A tooth is primarily a mineral shell that encloses a small amount of nerve and blood vessels. This is referred to as the pulp. Through a small opening in the tooth, we clean the inside of the root to remove the damaged nerve or pulp. It is then disinfected, dried, and sealed with a filler to prevent bacterial growth. Depending on the anatomy of the tooth, and the extent of inflammation, this may take more than one appointment. The internal part of the tooth is now free of nerve, but the tooth is still nourished by surrounding nerve and tissues. This makes it possible to still "feel" the tooth. Depending on the extent of tooth structure lost, a crown (cap) may or may not be needed. A root canal makes it possible to keep a tooth in your mouth that would otherwise need to be removed. If you consider the cost of bridgework, implant, or partial denture to replace a missing tooth, a root canal can be a cost effective way of keeping teeth in your mouth. There is nothing that outperforms your own teeth.
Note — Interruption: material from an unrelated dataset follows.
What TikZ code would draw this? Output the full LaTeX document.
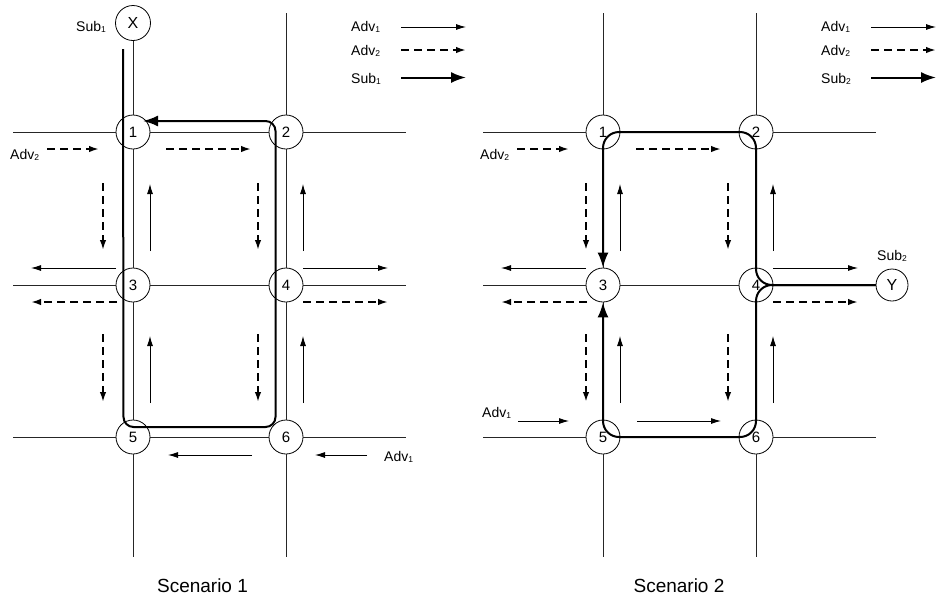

Most people hear the phrase "root canal" and instantly cringe. They have most likely had or heard of a bad experience. Root canals do not need to be painful. When a tooth needs a root canal, it is infected or is in the process of becoming infected. This can happen with deep cavities, broken teeth, or trauma. A tooth that is not infected can easily be sedated under local anesthesia and the procedure can be done painlessly. If the tooth is infected and hurts to the touch an antibiotic needs to be taken before the start of a root canal; in order to make it possible to sedate or put the tooth to sleep.
A tooth extraction, or "pulling of a tooth", is one of the most common procedures performed at a dentist's office. The extraction of a tooth may be recommended for the following reasons:
- Advanced decay
- Broken teeth that cannot be restored
- Impacted wisdom teeth
- Loose teeth that have lost bony support
- In preparation for braces
The tooth extraction procedure may require removal of soft or hard tissue, depending on whether the tooth is fully erupted. The extraction is performed under local anesthetic. After the extraction, stitches may be necessary. Antibiotics before or after an extraction may be prescribed if there is an infection present. Patients taking blood thinners may have to stop taking these in order to have the extraction. This will have to be discussed with the dentist and your doctor before any action is taken.